Bertolucci pagó demasiado caro la mantequilla en la violación de Maria Schneider y las tetas de Eva Green y los genitales masculinos en Dreamers. Todo comenzó, dicen, en el desayuno de Marlon Brando. Todo comenzó, dicen, con una tostada. Maria los denuncia a todos: Maria contra el macho dominante y el director hiperrealista. Después vino Novecento. Novecento es el filme donde Orestes amenaza con irse a protestar en calzoncillos a Roma y luego, en algún momento, Bertolucci, tan de izquierdas, predice la acefalía en las debacles futuras:
-Dícelo, Carlino, nosotros somos tontos. Los curas te mantienen y después de tres o cuatro años, una patada en el culo y ¡Viva Lenin!
-¿Qué Lenin? ¡Miren cómo estamos! Ya no hay casa del pueblo. Ya no está la Liga, ni siquiera hay periódico.
-Toma el periódico, mira, mira: esta es la prueba de que hay compañeros que lo han escrito e impreso, arriesgándose a la cárcel. Mira por cuántas manos ha pasado. Apréndelo de memoria. Apréndelo, porque cuando esté destrozado, entonces te tocará a ti contarle a los demás lo que había escrito.
-Sí, me lo aprendo de memoria ¿pero cómo vamos a seguir adelante sin la Liga, sin nadie que nos guíe? Di la verdad, Olmo. Estamos solos: si protestas, te meten en la cárcel, ¿cómo vamos a seguir adelante sin el Partido?

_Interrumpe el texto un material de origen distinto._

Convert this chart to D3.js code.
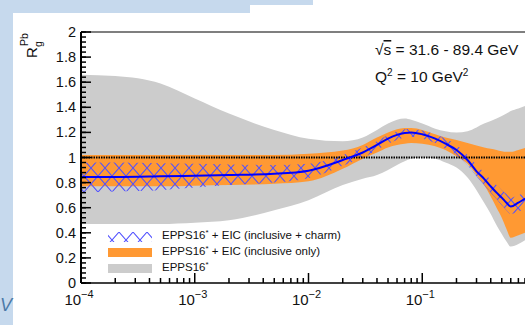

-El Partido, sí, vaya excusa.
Lo que sigue detrás de «vaya excusa» ha condicionado a generaciones enteras. De manera cíclica y exuberante. Si lo dejo ahí es porque prefiero al Bertolucci de las tetas de Eva Green que el Bertolucci panfletario. El Bertolucci panfletario es, a veces, un apéndice del Passolini más joven que era, además, un apéndice del Gramsci preso. Cuando las tetas de Green, Bertolucci había dicho: «una belleza obscena». «Solo se hablaba de mis escenas de sexo», diría Green años después. Más tarde, por eso, rechazaría el protagónico de Anticristo. Por eso tampoco terminó en los sexos orales de aquel tren en Nymphomaniac. Algo de Bertolucci hay en esto último. Es el Bertolucci que habla con El País en 2013: «Nada más empecé a leer, supe que mi padre escribía poesía. Y leí una poesía que se llama La rosa blanca, que dice: “Cogeré para ti / la última rosa del jardín, / la rosa blanca que florece / en las primeras nieblas. / Las ávidas abejas la han visitado / hasta ayer, / pero es tan dulce aún / que hace temblar. / Es un retrato tuyo a treinta años / un poco desmemoriada, / como tú serás entonces”. Leí aquella poesía y salí al jardín, y allí, al fondo, estaba la rosa blanca. No tuve necesidad de ir más lejos. Entendí enseguida que la poesía de mi padre estaba hecha con aquello que tenía alrededor. Es como si él me hubiese enseñado a buscar la poesía en todo. En todo. También donde no te lo esperas. Esta es la cosa más importante. Escribí poesía, pero decidí no continuar porque él era demasiado bueno y no podía ganarle». Lo mismo ocurrió, quizás, con Green: la poesía y el desnudo son, a veces, solo recursos ancestrales del vedetismo.